ULTRA FAST SIGNAL PROCESSING
FPGA stands for Programmable Array Logic. Nowadays the FPGA is widely adopted in audio devices. The internal hardware design is fully controlled by complex software. A huge advantage is the fact the software in the FPGA can easily be upgraded offering new capabilities or improve the performance of the device without replacing any hardware. Versatile and future proof design.
- High performance SPDIF interface, replacing traditional less good performing SPDIF interface chips like DIR9001, WM8805 or AK411X,etc.
- Full re-clocking process with FIFO design applicable on all inputs. This way the output data keeps fully synchronized with the clock signal to reject any jitter.
- Built in 2X, 4X and 8X oversampling and digital filters and on top of this 4 different true NOS (only analog 6dB filtering) modes. To completely configure the sound according to your taste.
ANALOGUE OUTPUT STAGES
The analog output stages are as important, they have a tremendous influence on the final sound quality. After d/a conversion by the R2R D/A modules the analogue signal is transported by fully discrete matched-transistor output stages; DC-coupled design with first class through-hole components. No SMD compon ents are applied in the analogue section. The high speed unique ACSS ((Audio-gd Current Signal System) output stages are non-feedback and current driven. Unique performance because almost all other designs need to convert the signal multiple times from and to current and/or voltage, resulting in less detailed and less transparent sound-stage The output buffers are single ended FET; two stages in parallel to reach very low output impedance. All output stages are in pure class A without (negative) feedback to achieve purest and a real live sound reproduction. The 4 OPA op-amp’s are DC servos, this way no coupling-capacitors are needed and DC output is automatically biased. The listener will be presented a strikingly transparent and neutral sound.
ACSS – Current Amplification
Audio-GD has developed an advanced current-driven amplifier technique. Also known as ACSS, Audio-GD Current System Signal. This special technique ensures that the signal travels a much shorter path and that ensures a more transparent, faster and more neutral reproduction. A similar technique is used by, for example, KRELL. The Current Conveyor technology mostly components are the current mirror. The Current Conveyor technology isn’t a new technology, at 1966 , professor K.C. Smith and A.S.Sedra publish the concept “current mode analogue circuits “ .
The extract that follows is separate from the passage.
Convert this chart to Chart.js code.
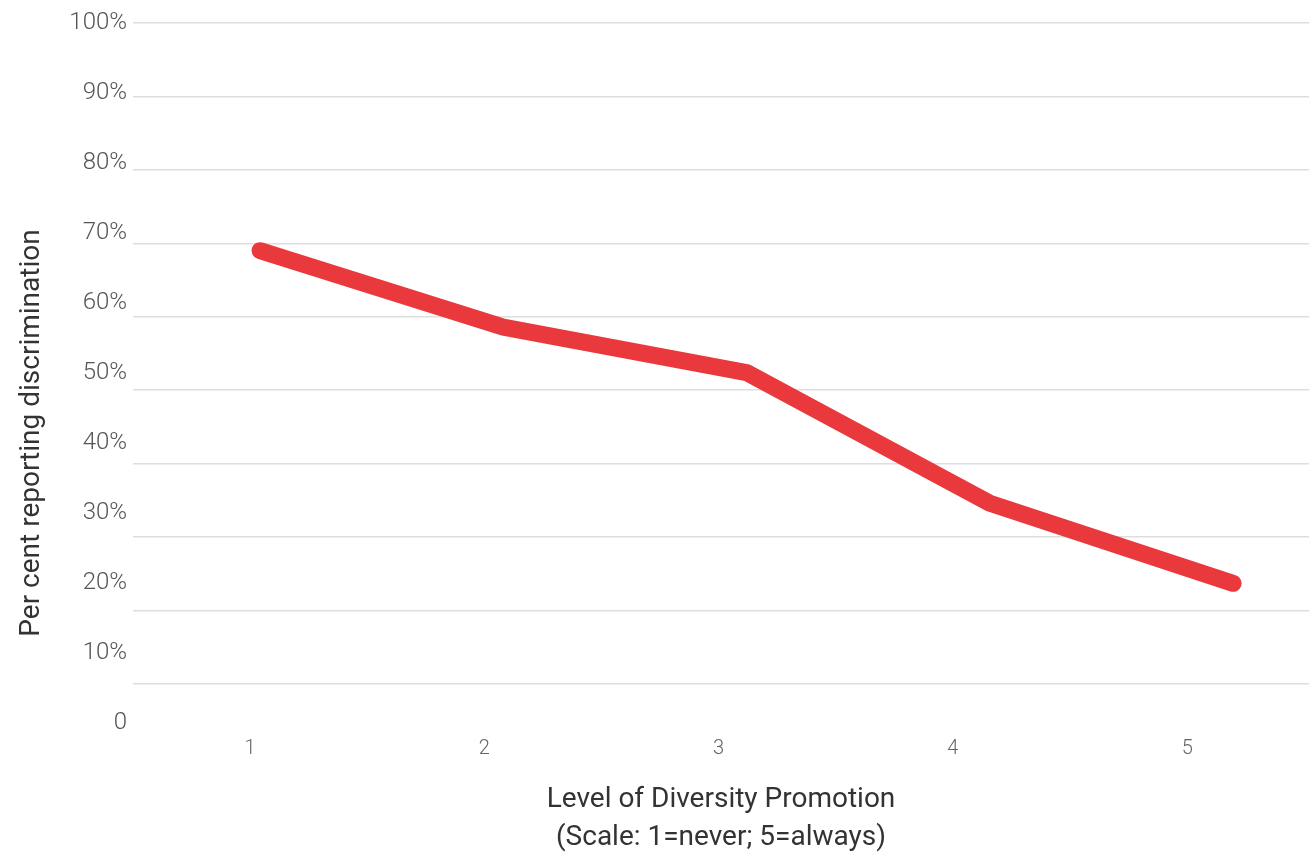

The DAC consist of 3 tuned low noise, low flux leakage, R-cores transformers. In total 130W power to supply all digital parts and the left and right analog boards. The DC power is distributed over 19 separate power regulators. All are pure class A low noise shunts; fed by 3 groups linear power supplies. Resulting in ultra-high speed and clean power for all individual parts.